* **OBJECTIVE**:
Determine how many lines include "chart". Give the number and nothing else.

-----

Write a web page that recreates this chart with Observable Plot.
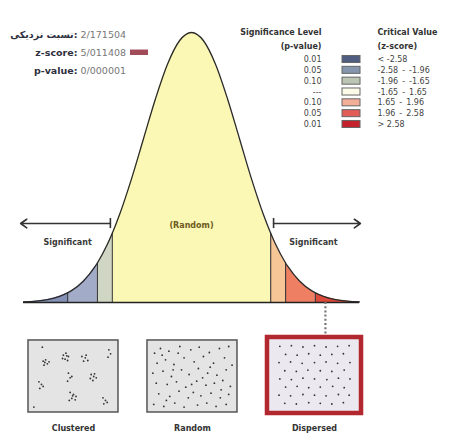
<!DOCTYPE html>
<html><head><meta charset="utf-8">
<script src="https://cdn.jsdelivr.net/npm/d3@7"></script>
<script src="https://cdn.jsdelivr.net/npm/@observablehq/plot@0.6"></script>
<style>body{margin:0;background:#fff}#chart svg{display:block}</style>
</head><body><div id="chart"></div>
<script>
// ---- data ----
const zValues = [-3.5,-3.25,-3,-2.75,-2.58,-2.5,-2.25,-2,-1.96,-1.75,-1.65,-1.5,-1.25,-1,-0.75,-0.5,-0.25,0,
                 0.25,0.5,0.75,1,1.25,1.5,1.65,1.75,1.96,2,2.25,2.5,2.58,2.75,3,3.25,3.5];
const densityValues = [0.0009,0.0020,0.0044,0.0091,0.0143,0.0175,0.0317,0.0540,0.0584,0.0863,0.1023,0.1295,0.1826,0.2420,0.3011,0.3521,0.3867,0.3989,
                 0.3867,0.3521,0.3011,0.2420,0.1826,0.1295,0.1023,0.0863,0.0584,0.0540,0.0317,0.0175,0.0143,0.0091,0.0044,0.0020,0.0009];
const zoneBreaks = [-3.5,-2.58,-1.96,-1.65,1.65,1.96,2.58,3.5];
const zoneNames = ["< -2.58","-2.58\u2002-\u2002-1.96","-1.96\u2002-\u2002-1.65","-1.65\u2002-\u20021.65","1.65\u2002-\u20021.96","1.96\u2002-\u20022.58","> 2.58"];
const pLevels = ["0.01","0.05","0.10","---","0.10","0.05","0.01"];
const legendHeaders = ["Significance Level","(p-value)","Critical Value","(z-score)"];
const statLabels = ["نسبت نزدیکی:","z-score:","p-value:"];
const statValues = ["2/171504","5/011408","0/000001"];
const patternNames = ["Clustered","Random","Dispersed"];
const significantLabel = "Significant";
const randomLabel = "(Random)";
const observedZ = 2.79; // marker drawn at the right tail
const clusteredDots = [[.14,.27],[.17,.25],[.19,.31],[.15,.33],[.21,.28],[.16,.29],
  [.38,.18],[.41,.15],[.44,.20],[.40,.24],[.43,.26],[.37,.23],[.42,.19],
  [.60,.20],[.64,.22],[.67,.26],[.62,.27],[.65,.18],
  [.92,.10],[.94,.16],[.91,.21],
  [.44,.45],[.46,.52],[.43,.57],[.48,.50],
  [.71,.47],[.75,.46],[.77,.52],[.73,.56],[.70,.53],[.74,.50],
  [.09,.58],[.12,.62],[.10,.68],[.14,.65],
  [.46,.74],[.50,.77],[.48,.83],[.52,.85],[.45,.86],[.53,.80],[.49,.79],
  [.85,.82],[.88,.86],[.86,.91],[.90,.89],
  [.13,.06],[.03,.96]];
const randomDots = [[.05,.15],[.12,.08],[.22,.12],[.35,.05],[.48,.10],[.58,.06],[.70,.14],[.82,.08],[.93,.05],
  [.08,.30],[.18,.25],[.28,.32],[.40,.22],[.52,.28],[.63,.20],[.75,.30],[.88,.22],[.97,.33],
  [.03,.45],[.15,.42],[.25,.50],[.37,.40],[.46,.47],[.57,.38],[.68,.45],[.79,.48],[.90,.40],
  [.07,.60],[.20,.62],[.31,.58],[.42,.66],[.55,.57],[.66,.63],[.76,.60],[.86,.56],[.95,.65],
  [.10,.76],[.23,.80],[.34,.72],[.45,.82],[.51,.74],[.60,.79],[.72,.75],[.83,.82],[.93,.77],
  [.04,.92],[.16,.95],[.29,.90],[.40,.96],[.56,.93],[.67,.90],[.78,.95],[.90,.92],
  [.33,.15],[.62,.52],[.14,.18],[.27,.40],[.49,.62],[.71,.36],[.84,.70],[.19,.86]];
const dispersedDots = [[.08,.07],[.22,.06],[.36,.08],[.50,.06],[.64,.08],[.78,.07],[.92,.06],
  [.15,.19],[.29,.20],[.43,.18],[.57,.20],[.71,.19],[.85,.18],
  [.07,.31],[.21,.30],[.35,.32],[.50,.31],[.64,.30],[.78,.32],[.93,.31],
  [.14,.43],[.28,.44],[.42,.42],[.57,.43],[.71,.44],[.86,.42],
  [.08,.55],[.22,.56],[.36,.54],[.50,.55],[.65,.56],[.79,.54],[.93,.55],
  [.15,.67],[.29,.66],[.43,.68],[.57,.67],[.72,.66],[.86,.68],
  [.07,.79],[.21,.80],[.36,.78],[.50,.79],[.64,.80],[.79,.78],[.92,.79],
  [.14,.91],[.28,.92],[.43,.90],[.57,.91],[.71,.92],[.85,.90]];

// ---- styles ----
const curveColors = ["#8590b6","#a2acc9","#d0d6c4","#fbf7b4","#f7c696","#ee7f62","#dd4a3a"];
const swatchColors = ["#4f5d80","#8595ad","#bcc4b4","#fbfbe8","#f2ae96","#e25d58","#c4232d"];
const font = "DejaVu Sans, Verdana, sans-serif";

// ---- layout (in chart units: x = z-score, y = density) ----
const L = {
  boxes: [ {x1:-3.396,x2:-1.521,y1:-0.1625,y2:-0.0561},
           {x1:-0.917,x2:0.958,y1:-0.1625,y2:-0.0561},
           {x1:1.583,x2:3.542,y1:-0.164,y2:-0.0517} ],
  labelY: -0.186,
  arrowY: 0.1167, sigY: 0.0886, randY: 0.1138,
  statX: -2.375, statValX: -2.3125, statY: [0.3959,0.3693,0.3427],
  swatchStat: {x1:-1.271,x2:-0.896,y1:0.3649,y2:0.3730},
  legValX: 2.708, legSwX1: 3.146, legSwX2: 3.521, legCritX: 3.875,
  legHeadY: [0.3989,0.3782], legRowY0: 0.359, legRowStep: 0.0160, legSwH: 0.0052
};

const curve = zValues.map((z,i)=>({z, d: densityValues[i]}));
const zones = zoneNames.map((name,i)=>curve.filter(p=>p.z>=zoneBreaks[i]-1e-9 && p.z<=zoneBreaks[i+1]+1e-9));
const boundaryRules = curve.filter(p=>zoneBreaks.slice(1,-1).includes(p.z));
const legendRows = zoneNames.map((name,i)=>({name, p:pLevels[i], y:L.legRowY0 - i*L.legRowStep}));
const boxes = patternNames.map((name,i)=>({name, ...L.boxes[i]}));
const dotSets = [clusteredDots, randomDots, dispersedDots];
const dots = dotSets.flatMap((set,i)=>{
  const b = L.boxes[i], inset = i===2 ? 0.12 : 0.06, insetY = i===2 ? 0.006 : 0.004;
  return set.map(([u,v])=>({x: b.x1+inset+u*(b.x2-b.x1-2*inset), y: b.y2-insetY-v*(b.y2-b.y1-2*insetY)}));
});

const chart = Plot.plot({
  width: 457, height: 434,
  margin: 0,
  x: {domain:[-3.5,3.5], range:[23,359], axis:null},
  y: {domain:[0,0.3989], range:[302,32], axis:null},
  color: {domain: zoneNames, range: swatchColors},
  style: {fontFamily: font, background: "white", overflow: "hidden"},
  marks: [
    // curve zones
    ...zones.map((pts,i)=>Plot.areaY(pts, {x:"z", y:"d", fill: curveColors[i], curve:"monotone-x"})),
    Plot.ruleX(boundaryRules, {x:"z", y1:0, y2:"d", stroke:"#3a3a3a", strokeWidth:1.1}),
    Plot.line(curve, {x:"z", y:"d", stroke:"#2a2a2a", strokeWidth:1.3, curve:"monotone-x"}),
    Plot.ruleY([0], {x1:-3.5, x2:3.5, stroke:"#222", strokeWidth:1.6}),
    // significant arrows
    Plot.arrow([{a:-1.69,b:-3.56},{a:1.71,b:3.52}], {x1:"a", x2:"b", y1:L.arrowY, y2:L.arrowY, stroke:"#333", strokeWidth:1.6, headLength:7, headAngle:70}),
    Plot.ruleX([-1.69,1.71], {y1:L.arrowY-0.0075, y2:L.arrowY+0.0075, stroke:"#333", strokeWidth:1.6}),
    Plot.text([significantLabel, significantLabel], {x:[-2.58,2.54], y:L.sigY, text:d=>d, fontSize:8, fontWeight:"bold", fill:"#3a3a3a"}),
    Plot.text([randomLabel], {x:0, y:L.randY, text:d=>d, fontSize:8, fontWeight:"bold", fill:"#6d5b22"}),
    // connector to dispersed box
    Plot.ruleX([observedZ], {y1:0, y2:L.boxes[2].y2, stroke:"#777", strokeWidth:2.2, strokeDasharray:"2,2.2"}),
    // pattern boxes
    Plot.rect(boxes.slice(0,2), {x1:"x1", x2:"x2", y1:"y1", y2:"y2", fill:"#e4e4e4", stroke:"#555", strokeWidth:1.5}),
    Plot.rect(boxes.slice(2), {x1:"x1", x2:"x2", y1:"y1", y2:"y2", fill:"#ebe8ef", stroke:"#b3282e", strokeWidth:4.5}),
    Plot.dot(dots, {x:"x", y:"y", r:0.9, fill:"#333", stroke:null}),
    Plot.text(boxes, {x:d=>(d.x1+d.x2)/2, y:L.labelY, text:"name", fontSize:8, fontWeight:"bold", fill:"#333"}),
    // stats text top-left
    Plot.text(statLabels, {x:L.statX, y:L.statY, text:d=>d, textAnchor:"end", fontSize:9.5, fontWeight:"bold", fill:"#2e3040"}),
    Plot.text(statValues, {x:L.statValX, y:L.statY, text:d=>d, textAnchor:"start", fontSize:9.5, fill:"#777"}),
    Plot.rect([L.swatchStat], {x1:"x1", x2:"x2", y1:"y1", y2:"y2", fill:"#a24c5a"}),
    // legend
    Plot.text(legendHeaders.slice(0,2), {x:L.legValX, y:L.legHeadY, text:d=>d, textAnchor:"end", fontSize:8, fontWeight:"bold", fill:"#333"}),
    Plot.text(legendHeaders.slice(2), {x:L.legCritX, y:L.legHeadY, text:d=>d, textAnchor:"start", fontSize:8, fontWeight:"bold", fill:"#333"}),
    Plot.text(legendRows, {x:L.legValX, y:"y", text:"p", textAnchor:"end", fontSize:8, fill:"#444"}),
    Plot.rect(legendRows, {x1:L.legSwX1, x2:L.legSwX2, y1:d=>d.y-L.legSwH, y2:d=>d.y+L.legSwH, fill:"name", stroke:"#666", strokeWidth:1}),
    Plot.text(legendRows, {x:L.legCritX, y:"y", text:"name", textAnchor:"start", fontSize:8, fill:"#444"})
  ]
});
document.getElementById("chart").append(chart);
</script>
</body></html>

-----

* **EXERCISE SOLUTION**:
6